(Data records)
============================================================

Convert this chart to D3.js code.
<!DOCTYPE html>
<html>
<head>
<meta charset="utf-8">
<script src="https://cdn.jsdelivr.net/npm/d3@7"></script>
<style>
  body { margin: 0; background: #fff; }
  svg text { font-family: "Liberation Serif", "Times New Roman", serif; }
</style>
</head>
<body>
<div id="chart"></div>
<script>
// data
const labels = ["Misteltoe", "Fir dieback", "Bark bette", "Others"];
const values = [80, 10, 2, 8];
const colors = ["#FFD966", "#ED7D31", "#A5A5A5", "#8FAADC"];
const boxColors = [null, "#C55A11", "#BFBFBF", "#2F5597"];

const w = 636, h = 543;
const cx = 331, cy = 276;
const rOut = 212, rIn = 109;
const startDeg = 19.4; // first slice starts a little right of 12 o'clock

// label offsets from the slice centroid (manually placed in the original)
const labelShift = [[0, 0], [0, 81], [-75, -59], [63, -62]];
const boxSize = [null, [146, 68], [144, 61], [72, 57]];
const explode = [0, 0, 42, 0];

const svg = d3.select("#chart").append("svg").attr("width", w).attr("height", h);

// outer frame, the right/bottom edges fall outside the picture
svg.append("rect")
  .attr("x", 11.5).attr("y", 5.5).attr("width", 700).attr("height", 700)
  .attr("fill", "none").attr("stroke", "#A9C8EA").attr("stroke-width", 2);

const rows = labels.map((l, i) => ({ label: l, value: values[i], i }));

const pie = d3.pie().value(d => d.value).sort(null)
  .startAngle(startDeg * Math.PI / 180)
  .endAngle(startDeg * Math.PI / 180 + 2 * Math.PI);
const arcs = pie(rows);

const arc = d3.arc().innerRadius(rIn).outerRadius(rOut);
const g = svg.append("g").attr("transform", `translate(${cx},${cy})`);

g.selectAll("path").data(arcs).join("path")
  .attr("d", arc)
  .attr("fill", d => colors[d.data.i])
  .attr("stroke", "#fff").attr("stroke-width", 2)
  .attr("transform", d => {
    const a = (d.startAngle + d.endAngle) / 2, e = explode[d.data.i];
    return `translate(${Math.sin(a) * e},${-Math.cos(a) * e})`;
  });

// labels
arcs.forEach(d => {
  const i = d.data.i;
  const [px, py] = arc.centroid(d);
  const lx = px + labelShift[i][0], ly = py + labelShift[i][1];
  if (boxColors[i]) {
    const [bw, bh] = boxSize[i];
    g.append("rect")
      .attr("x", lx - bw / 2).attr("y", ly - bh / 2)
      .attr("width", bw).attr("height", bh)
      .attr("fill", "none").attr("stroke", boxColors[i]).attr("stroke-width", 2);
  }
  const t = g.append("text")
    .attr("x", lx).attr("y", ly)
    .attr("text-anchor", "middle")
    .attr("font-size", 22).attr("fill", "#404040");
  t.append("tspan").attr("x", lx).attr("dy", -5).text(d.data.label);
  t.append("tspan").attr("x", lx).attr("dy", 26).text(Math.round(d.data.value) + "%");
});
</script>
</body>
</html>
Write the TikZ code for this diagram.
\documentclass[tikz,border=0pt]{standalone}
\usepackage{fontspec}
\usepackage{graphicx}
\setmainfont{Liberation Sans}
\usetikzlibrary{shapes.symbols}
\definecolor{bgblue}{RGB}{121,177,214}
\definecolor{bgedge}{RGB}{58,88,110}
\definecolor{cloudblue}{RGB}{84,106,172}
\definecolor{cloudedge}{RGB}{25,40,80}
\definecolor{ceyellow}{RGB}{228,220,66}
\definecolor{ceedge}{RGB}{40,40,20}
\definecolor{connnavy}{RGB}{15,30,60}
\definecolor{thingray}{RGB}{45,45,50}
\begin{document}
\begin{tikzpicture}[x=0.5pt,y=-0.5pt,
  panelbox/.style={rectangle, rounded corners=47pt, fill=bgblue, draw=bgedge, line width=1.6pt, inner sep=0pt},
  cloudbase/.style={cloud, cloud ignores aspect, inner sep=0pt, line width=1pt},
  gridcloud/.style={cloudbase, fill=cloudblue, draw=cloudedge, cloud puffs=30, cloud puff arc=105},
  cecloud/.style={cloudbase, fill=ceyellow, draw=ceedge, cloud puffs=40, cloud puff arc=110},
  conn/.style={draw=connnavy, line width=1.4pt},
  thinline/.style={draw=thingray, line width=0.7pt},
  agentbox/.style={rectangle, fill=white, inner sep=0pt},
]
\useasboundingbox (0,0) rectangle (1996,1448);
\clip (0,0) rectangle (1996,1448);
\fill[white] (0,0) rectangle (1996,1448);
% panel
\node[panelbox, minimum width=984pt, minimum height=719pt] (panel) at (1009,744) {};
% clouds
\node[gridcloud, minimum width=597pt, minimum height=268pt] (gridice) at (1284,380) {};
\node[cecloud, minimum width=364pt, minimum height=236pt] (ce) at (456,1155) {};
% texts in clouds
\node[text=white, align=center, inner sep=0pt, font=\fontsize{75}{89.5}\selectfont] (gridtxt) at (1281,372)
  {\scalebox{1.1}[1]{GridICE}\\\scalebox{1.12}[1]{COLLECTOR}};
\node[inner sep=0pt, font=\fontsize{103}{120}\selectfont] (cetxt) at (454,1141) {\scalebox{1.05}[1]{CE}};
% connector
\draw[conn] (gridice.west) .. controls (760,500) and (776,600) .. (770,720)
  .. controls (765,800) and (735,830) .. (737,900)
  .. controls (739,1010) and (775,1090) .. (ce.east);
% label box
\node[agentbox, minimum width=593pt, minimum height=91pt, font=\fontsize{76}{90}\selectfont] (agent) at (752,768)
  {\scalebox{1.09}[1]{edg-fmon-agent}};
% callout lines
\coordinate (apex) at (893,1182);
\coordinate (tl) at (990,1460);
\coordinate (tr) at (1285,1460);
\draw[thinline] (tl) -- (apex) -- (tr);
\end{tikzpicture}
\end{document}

============================================================

- **Problem details**
Exactly repeat the lines from the line that contains "Write the TikZ code for this diagram." to the end of the entries, both included, and leave out all other lines.

- **Task solution**
Write the TikZ code for this diagram.
\documentclass[tikz,border=0pt]{standalone}
\usepackage{fontspec}
\usepackage{graphicx}
\setmainfont{Liberation Sans}
\usetikzlibrary{shapes.symbols}
\definecolor{bgblue}{RGB}{121,177,214}
\definecolor{bgedge}{RGB}{58,88,110}
\definecolor{cloudblue}{RGB}{84,106,172}
\definecolor{cloudedge}{RGB}{25,40,80}
\definecolor{ceyellow}{RGB}{228,220,66}
\definecolor{ceedge}{RGB}{40,40,20}
\definecolor{connnavy}{RGB}{15,30,60}
\definecolor{thingray}{RGB}{45,45,50}
\begin{document}
\begin{tikzpicture}[x=0.5pt,y=-0.5pt,
  panelbox/.style={rectangle, rounded corners=47pt, fill=bgblue, draw=bgedge, line width=1.6pt, inner sep=0pt},
  cloudbase/.style={cloud, cloud ignores aspect, inner sep=0pt, line width=1pt},
  gridcloud/.style={cloudbase, fill=cloudblue, draw=cloudedge, cloud puffs=30, cloud puff arc=105},
  cecloud/.style={cloudbase, fill=ceyellow, draw=ceedge, cloud puffs=40, cloud puff arc=110},
  conn/.style={draw=connnavy, line width=1.4pt},
  thinline/.style={draw=thingray, line width=0.7pt},
  agentbox/.style={rectangle, fill=white, inner sep=0pt},
]
\useasboundingbox (0,0) rectangle (1996,1448);
\clip (0,0) rectangle (1996,1448);
\fill[white] (0,0) rectangle (1996,1448);
% panel
\node[panelbox, minimum width=984pt, minimum height=719pt] (panel) at (1009,744) {};
% clouds
\node[gridcloud, minimum width=597pt, minimum height=268pt] (gridice) at (1284,380) {};
\node[cecloud, minimum width=364pt, minimum height=236pt] (ce) at (456,1155) {};
% texts in clouds
\node[text=white, align=center, inner sep=0pt, font=\fontsize{75}{89.5}\selectfont] (gridtxt) at (1281,372)
  {\scalebox{1.1}[1]{GridICE}\\\scalebox{1.12}[1]{COLLECTOR}};
\node[inner sep=0pt, font=\fontsize{103}{120}\selectfont] (cetxt) at (454,1141) {\scalebox{1.05}[1]{CE}};
% connector
\draw[conn] (gridice.west) .. controls (760,500) and (776,600) .. (770,720)
  .. controls (765,800) and (735,830) .. (737,900)
  .. controls (739,1010) and (775,1090) .. (ce.east);
% label box
\node[agentbox, minimum width=593pt, minimum height=91pt, font=\fontsize{76}{90}\selectfont] (agent) at (752,768)
  {\scalebox{1.09}[1]{edg-fmon-agent}};
% callout lines
\coordinate (apex) at (893,1182);
\coordinate (tl) at (990,1460);
\coordinate (tr) at (1285,1460);
\draw[thinline] (tl) -- (apex) -- (tr);
\end{tikzpicture}
\end{document}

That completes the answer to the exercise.